Depending on how much money was raised, the plan could wind up claiming anywhere from a small fraction to the lion’s share of Iraq’s oil revenue over a decade or longer.
The Iraqi reconstruction authority would use the borrowed money to pay contractors for large-scale improvements such as renovating oil wells or building power plants. The loans would be guaranteed by a consortium of export credit agencies, including the Ex-Im Bank and its foreign counterparts. The financing would be reserved for new projects and would be subject to competitive bidding open to companies from all countries.
“Bechtel and Halliburton would have to rebid on a level playing field with everybody else,” said Rice, whose coalition represents 28 companies and two trade groups. Members include such California-based giants as ChevronTexaco Corp., Fluor Corp., Hewlett-Packard Co., Northrop Grumman Corp. and Oracle Corp.
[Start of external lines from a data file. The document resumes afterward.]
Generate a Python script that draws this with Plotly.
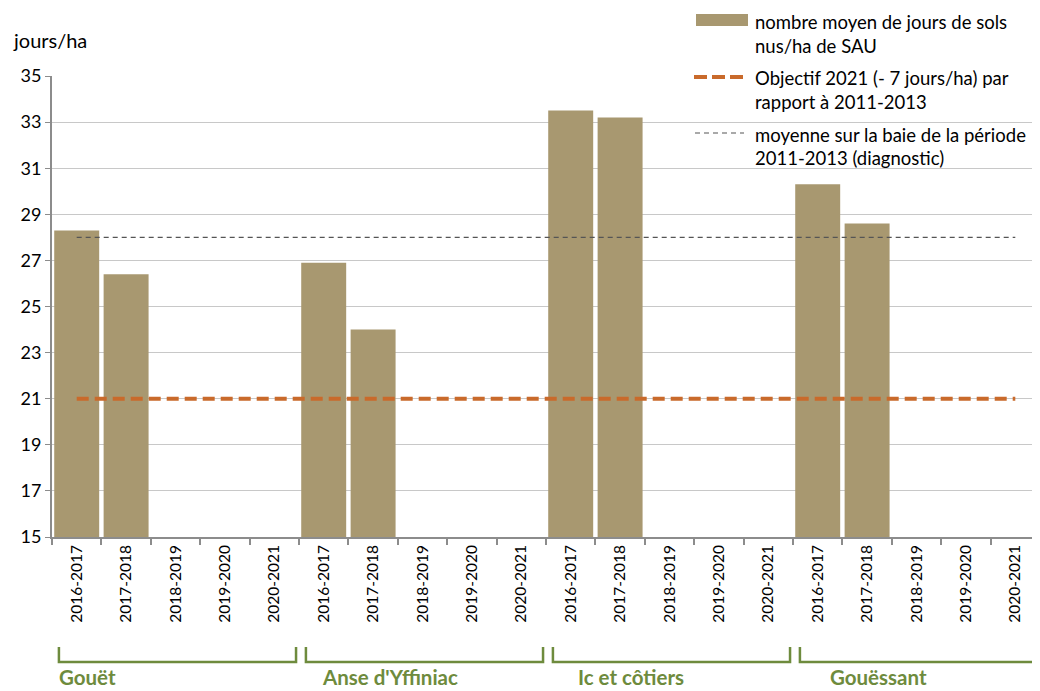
import plotly.graph_objects as go

# Données
bassins = ["Gouët", "Anse d'Yffiniac", "Ic et côtiers", "Gouëssant"]
campagnes = ["2016-2017", "2017-2018", "2018-2019", "2019-2020", "2020-2021"]
jours_gouet = [28.3, 26.4, None, None, None]
jours_anse = [26.9, 24.0, None, None, None]
jours_ic = [33.5, 33.2, None, None, None]
jours_gouessant = [30.3, 28.6, None, None, None]
objectif_2021 = 21
moyenne_diagnostic = 28

y_ticks = [15, 17, 19, 21, 23, 25, 27, 29, 31, 33, 35]

# Couleurs
c_barre = "#A89870"
c_objectif = "#C96A2B"
c_moyenne = "#555555"
c_vert = "#6E8B3D"
police = "Lato"

valeurs = jours_gouet + jours_anse + jours_ic + jours_gouessant
etiquettes = campagnes * len(bassins)
positions = list(range(len(valeurs)))

fig = go.Figure()

fig.add_trace(go.Bar(
    x=positions, y=valeurs, marker=dict(color=c_barre, line=dict(width=0)),
    width=0.91, showlegend=False,
))
fig.add_trace(go.Scatter(
    x=positions, y=[moyenne_diagnostic] * len(positions), mode="lines",
    line=dict(color=c_moyenne, width=1.2, dash="5px,4px"), showlegend=False,
))
fig.add_trace(go.Scatter(
    x=positions, y=[objectif_2021] * len(positions), mode="lines",
    line=dict(color=c_objectif, width=4, dash="12px,6px"), showlegend=False,
))

# La page ajoute 8 px de marge : on travaille en pixels de la page
O = 8
L, T, B = 52, 76, 154
W, H = 1040 - O, 691 - O
pw = 1040 - L
ph = 691 - T - B


def px_x(x):
    return (x - L) / pw


def px_y(y):
    return (691 - B - y) / ph


shapes = []
annotations = []

# Accolades des bassins
for i, nom in enumerate(bassins):
    x0 = 5 * i - 0.36
    x1 = 5 * i + 4.44
    ya, yb = px_y(647), px_y(662)
    shapes.append(dict(
        type="path", xref="x", yref="paper",
        path=f"M {x0},{ya} L {x0},{yb} L {x1},{yb} L {x1},{ya}",
        line=dict(color=c_vert, width=2.5),
    ))
decal = [0.12, 0.44, 0.62, 0.73]
for i, nom in enumerate(bassins):
    annotations.append(dict(
        x=5 * i - 0.5 + decal[i], y=px_y(690), xref="x", yref="paper",
        text=f"<b>{nom}</b>", showarrow=False, xanchor="left", yanchor="bottom",
        borderpad=0, font=dict(family=police, size=20.5, color=c_vert),
    ))

# Titre de l'axe
annotations.append(dict(
    x=px_x(11), y=px_y(40), xref="paper", yref="paper", text="jours/ha",
    showarrow=False, xanchor="left", yanchor="middle",
    font=dict(family=police, size=20, color="#000"),
))

# Légende dessinée
shapes.append(dict(type="rect", xref="paper", yref="paper",
                   x0=px_x(696), x1=px_x(748), y0=px_y(26), y1=px_y(14),
                   fillcolor=c_barre, line=dict(width=0)))
shapes.append(dict(type="line", xref="paper", yref="paper",
                   x0=px_x(694), x1=px_x(744), y0=px_y(77), y1=px_y(77),
                   line=dict(color=c_objectif, width=4, dash="13px,5px")))
shapes.append(dict(type="line", xref="paper", yref="paper",
                   x0=px_x(695), x1=px_x(744), y0=px_y(133), y1=px_y(133),
                   line=dict(color=c_moyenne, width=1.2, dash="5px,4px")))

lignes_legende = [
    ("nombre moyen de jours de sols", 22),
    ("nus/ha de SAU", 46),
    ("Objectif 2021 (- 7 jours/ha) par", 78),
    ("rapport à 2011-2013", 102),
    ("moyenne sur la baie de la période", 135),
    ("2011-2013 (diagnostic)", 158),
]
for texte, yp in lignes_legende:
    annotations.append(dict(
        x=px_x(753), y=px_y(yp), xref="paper", yref="paper", text=texte,
        showarrow=False, xanchor="left", yanchor="middle",
        font=dict(family=police, size=18.5, color="#000"),
    ))

fig.update_layout(
    width=W, height=H,
    margin=dict(l=L - O, r=0, t=T - O, b=B),
    plot_bgcolor="white", paper_bgcolor="white",
    font=dict(family=police, color="#000"),
    bargap=0.09,
    shapes=shapes,
    annotations=annotations,
)

fig.update_xaxes(
    range=[-0.5, len(valeurs) - 0.5],
    tickmode="array", tickvals=positions, ticktext=etiquettes,
    tickangle=-90, tickfont=dict(family=police, size=15.5, color="#000"),
    ticks="", showgrid=False, zeroline=False,
    showline=True, linecolor="#8C8C8C", linewidth=1.5,
    minor=dict(tickmode="array", tickvals=[p - 0.5 for p in positions] + [len(valeurs) - 0.5],
               ticks="outside", ticklen=6, tickcolor="#8C8C8C", tickwidth=1.5, showgrid=False),
)
fig.update_yaxes(
    range=[15, 35], tickmode="array", tickvals=y_ticks,
    tickfont=dict(family=police, size=18, color="#000"),
    ticks="outside", ticklen=5, tickcolor="#8C8C8C",
    showgrid=True, gridcolor="#C8C8C8", gridwidth=1.3, zeroline=False,
    showline=True, linecolor="#8C8C8C", linewidth=2,
)

fig.write_html("out.html")
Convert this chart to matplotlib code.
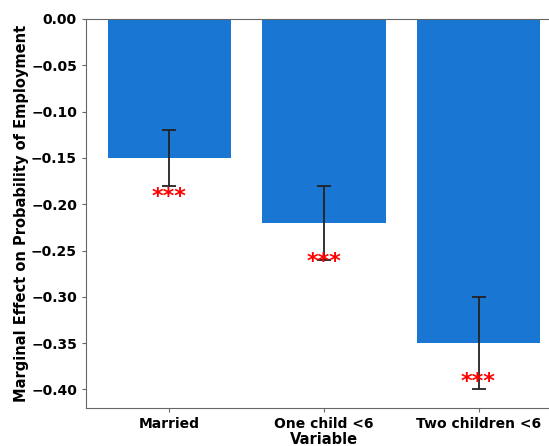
import matplotlib
matplotlib.use('Agg')
import matplotlib.pyplot as plt
import numpy as np

# 변수별 한계효과 및 표준오차
categories = ['Married', 'One child <6', 'Two children <6']
effects = [-0.15, -0.22, -0.35]
errors = [0.03, 0.04, 0.05]
stars = ['***', '***', '***']

fig = plt.figure(figsize=(5.49, 4.46), dpi=100)
ax = fig.add_axes([0.1566, 0.0852, 0.867, 0.8722])

x = np.arange(len(categories))
ax.bar(x, effects, width=0.8, color='#1976D2')
ax.errorbar(x, effects, yerr=errors, fmt='none', ecolor='#222222',
            elinewidth=1.3, capsize=5, capthick=1.3)

# 유의성 별표
for xi, val, s in zip(x, effects, stars):
    ax.text(xi, val - 0.042, s, color='red', fontsize=16, fontweight='bold',
            ha='center', va='center')

ax.set_xlim(-0.54, 2.54)
ax.set_ylim(-0.42, 0.0)
ax.set_yticks(np.round(np.arange(-0.40, 0.001, 0.05), 2))
ax.set_xticks(x)
ax.set_xticklabels(categories)

for lab in ax.get_xticklabels() + ax.get_yticklabels():
    lab.set_fontweight('bold')
    lab.set_fontsize(10)

ax.set_xlabel('Variable', fontsize=10.5, fontweight='bold', labelpad=1)
ax.set_ylabel('Marginal Effect on Probability of Employment',
              fontsize=10.5, fontweight='bold', labelpad=1.5)

for side in ['left', 'bottom', 'top', 'right']:
    ax.spines[side].set_color('#666666')
ax.tick_params(colors='#666666', labelcolor='black', length=3)

fig.savefig('out.png', dpi=100)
Ex-Im Bank officials believe the U.S.-led occupation already has adequate legal authority to launch the oil loan program. In May, the U.N. Security Council authorized allied officials to disburse Iraqi oil revenue for humanitarian purposes, economic reconstruction, disarmament and “other purposes benefiting the Iraqi people.” It did not address the use of future revenue.
Bank officials say there is a precedent for such a plan in the region. In 1948, a similar money-raising authority was established in behalf of the new state of Israel before an elected government was in place to endorse taking on the financial obligation.
Supporters of the oil loan idea insist that Iraqis should be included in the decision-making process from the start. But until some form of elected government is in place, the only Iraqi officials in a position to participate are those appointed by allied authorities to staff the various government ministries.
“We’re better off to have the Iraqis involved,” said Merrill of the Ex-Im Bank. “Should they have control from Day 1? Probably not. Will they have control at the end of the decade? For certain. Where on the curve do they get control? I don’t know.
“But they’re likely to get there a lot quicker if they’ve got the money than if they don’t.”